In the adjoining master bedroom and bath, a quiet palette of pale peach and seafoam green prevails, punctuated by a hand-painted armoire/TV cabinet decorated with floral bouquets.
The master bath feels much larger than it really is, thanks to a skillfully designed skylight which opens widely at the ceiling level.
"Probably the most-used room in our home is the smallest," Larin laughed, entering the study/TV room off the bedroom hallway. It's a cozy miniature of an old-world library, with upholstery in Scottish black and white plaid, rust-red and brass accessories, and a black and white wool zebra-print rug.
"Six people can sit here comfortably, and this is where we often spend the evening," Larin said.

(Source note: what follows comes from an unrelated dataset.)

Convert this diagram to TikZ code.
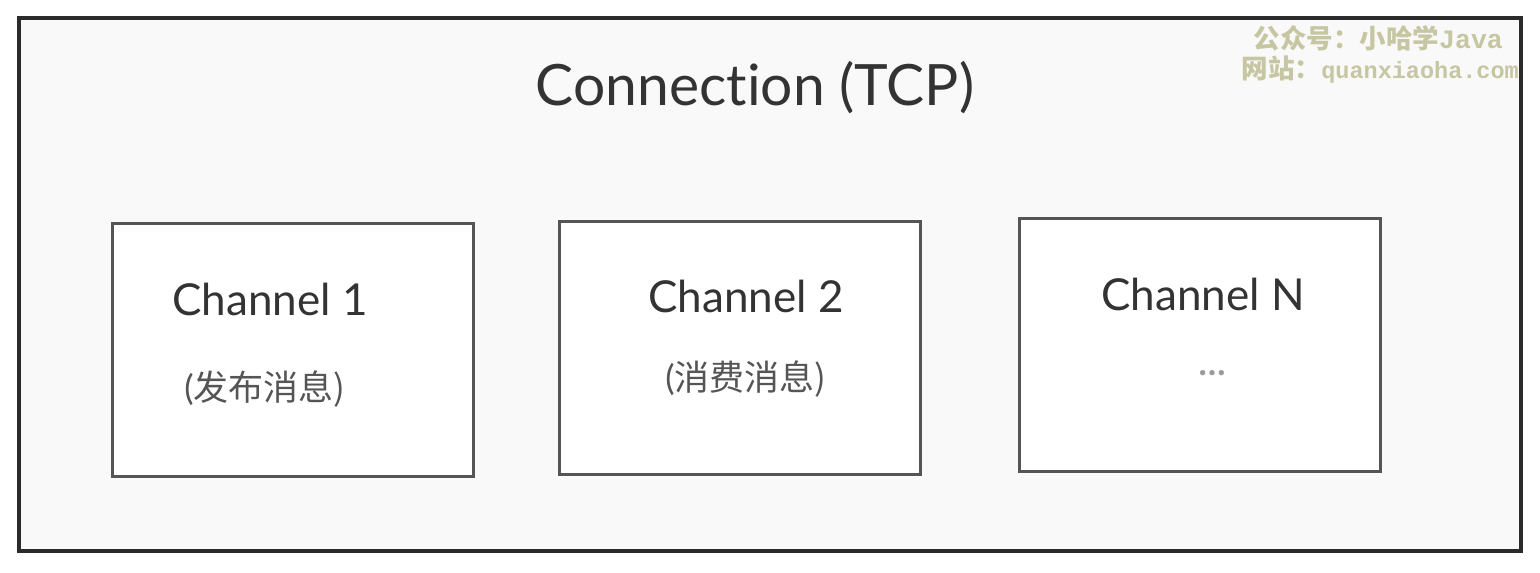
\documentclass[tikz,border=0pt]{standalone}
\usepackage{fontspec}
\setmainfont{Lato}[Ligatures=NoCommon]
\newfontfamily\cjk{Noto Sans CJK SC}
\newfontfamily\cjkbold{Noto Sans CJK SC Bold}
\newfontfamily\wmmono{Liberation Mono}
\definecolor{frameline}{HTML}{2B2B2B}
\definecolor{boxline}{HTML}{555555}
\definecolor{textdark}{HTML}{333333}
\definecolor{textgray}{HTML}{555555}
\definecolor{dotgray}{HTML}{999999}
\definecolor{bgpaper}{HTML}{F9F9F9}
\definecolor{watermark}{HTML}{C6C6A2}

\begin{document}
\begin{tikzpicture}[x=1pt, y=-1pt,
	conn/.style = {draw=frameline, line width=4pt, fill=bgpaper, minimum width=1502pt, minimum height=533pt, inner sep=0pt},
	chan/.style = {draw=boxline, line width=3pt, fill=white, minimum width=361pt, minimum height=253pt, inner sep=0pt},
	title/.style = {text=textdark, font=\fontsize{57}{64}\selectfont, anchor=base, inner sep=0pt},
	channame/.style = {text=textdark, font=\fontsize{44}{50}\selectfont, anchor=base, inner sep=0pt},
	chanrole/.style = {text=textgray, font=\fontsize{35}{40}\selectfont, anchor=base, inner sep=0pt},
	wmark/.style = {text=watermark, font=\fontsize{26.5}{30}\selectfont\bfseries, anchor=east, inner sep=0pt}]
		\useasboundingbox (0,0) rectangle (1540,573);
		% Verbindung
		\node[conn] (conn) at (770,284.5) {};
		\node[title] (conntitle) at (755,105) {Connection (TCP)};
		% Kanaele
		\node[chan] (chan1) at (292.5,349.5) {};
		\node[chan] (chan2) at (739.5,348) {};
		\node[chan] (chanN) at (1199.5,344.5) {};
		\node[channame] (name1) at (270,315) {Channel 1};
		\node[channame] (name2) at (746,312) {Channel 2};
		\node[channame] (nameN) at (1203,310) {Channel N};
		\node[chanrole] (role1) at (265,400) {(\cjk 发布消息)};
		\node[chanrole] (role2) at (746,390) {(\cjk 消费消息)};
		\node[chanrole, text=dotgray] (roleN) at (1212,375) {\textbf{…}};
		% Wasserzeichen
		\node[wmark] (wm1) at (1503,38) {\cjkbold 公众号：小哈学\wmmono Java};
		\node[wmark] (wm2) at (1519,70) {\cjkbold 网站：\wmmono\fontsize{23.5}{30}\selectfont quanxiaoha.com};
\end{tikzpicture}
\end{document}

Some nights, though, she can't resist heading back to her office.
"I thought that by building the office away from the house, I could close the door at the end of the day," she said ruefully. "But I'll come back and work on a project until I am satisfied." The same instinct drove her to obtain a California contractor's license in 1986, in addition to her certification by the American Association of Interior Designers. "I found that almost every job needed more than just decorating - I can design a lighting plan, for instance, and then as a contractor I can put it out to bid," Larin explained.
Her commissions are mostly residential, but she also enjoys creating professional offices and hotel designs.
Larin runs her design firm above the three-car garage. A wooden breezeway separates the garage from the main house - just a few steps away from home, but a world apart.
There are work areas for her three-person staff, a private office for herself, a client consultation area with a big conference table, and lots of closets and cupboards for her extensive sample and catalogue collections.